Of their prog-rock output when Peter Gabriel was still in the band, Selling England By the Pound has to be the most critical acclaimed of the bunch. Again, as a guy who grew up listening to nothing even close to resembling progressive rock, this was a bit foreign to me for a long while but I liked Genesis a lot more as I grew up and my tastes matured. Personally, I still find this one a little overblown in the end, as “The Battle of Epping Forest” and “The Cinema Show” seem a bit pretentious to me. But it does contain “I Know What I Like (in Your Wardrobe)” and the awesome “Firth of Fifth” which Tony Banks wrote most of and as such there’s some great keyboard work in it.

  • Foxtrot (6.5)
  • Duke (6.5)
  • Trespass (6)
  • Three Sides Live (6)
  • We Can’t Dance (6)

I really wish this album was better because it’s a pretty fascinating record for 1991. Despite the upbeat and silly “I Can’t Dance” as the hit single on the record, nothing else sounds like it on the disc. Instead you get mostly three flavors of music. There’s plenty of darker tracks like they have been known for, there’s straight adult pop ballads and there’s progressive tunes – and none of them blend well together. Those adult contemporary ballads like “Since I Lost You” that sound like a band going through the motions, don’t work well. A song like the 10 minute “Driving the Last Spike” or the slightly progressive “Way of the World” are both great tunes but in the context of this record, don’t work well. It’s a bizarre mix of sounds on a record that has a lot of potential but in the end falls flat more often than I would like.

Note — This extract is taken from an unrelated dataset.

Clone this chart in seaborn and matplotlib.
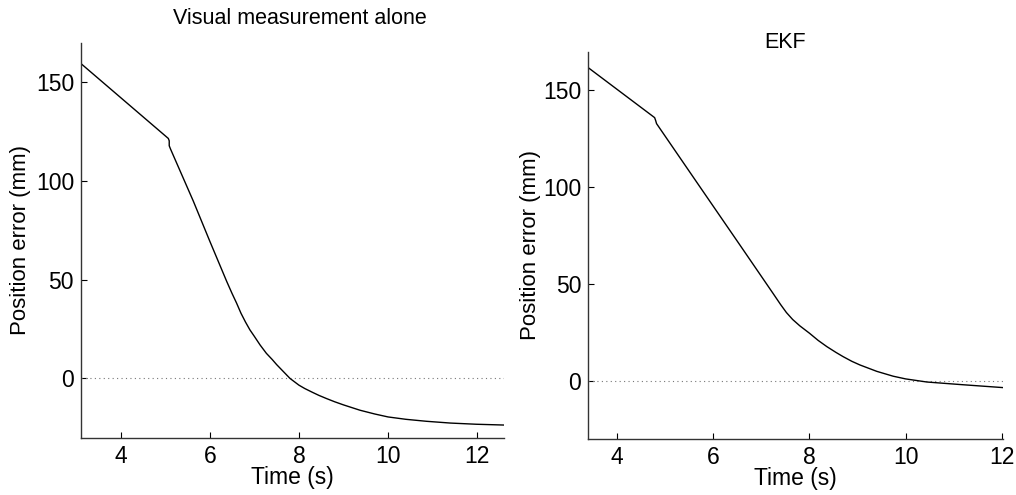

  • And Then There Were Three (6)
  • Abacab (5.5)
  • Genesis Live (5.5)
  • A Trick of the Tail (5)
  • Calling All Stations (5)

The reason I stop here to talk about their final record from 1997 is because it’s that unique outlier in the catalog thanks to Phil leaving the band after the last tour. This is the infamous Ray Wilson record that exactly four people other than myself have listened to and for good reason. Dull. Dull. Dull. Tony and Mike held auditions for a new singer and somehow this was the best they could come up with. His voice is fine but he has the personality of a slug and it doesn’t help that the only trait of any Genesis record that’s present here is the dark, mid-tempo pop. And with the shortest songs being just under 4 1/2 minutes – you get meandering, dull tracks that go on to long with a singer that makes them even duller. After listening to this again, I’m not sure what I even gave this a 5. It’s listenable but you might only hear half before you fall asleep.

  • The Way We Walk, Vol 1: The Shorts (5)
  • From Genesis to Revelation (5)
  • Live Over Europe 2007 (4.5)
  • Seconds Out (3)
  • The Way We Walk Vol 2: The Longs (3)

I saw Genesis live in concert at one point late in their career and they were pretty solid but they don’t translate well at all to disc and nowhere is it more evident than here on “The Longs” which is as it sounds – performances of their long progressive numbers. The “Old Medley” that starts off the album is 20 minutes of Phil singing on five tracks from the Peter Gabriel era and not pulling them off well. The albums ends with a “Drum Duet” with Phil Collins and Chester Thompson that’s just not worth anyone’s time. In between you have just 4 other songs, for a whopping 70 minute, 6 track record with no power, no energy and zero balls anywhere on it.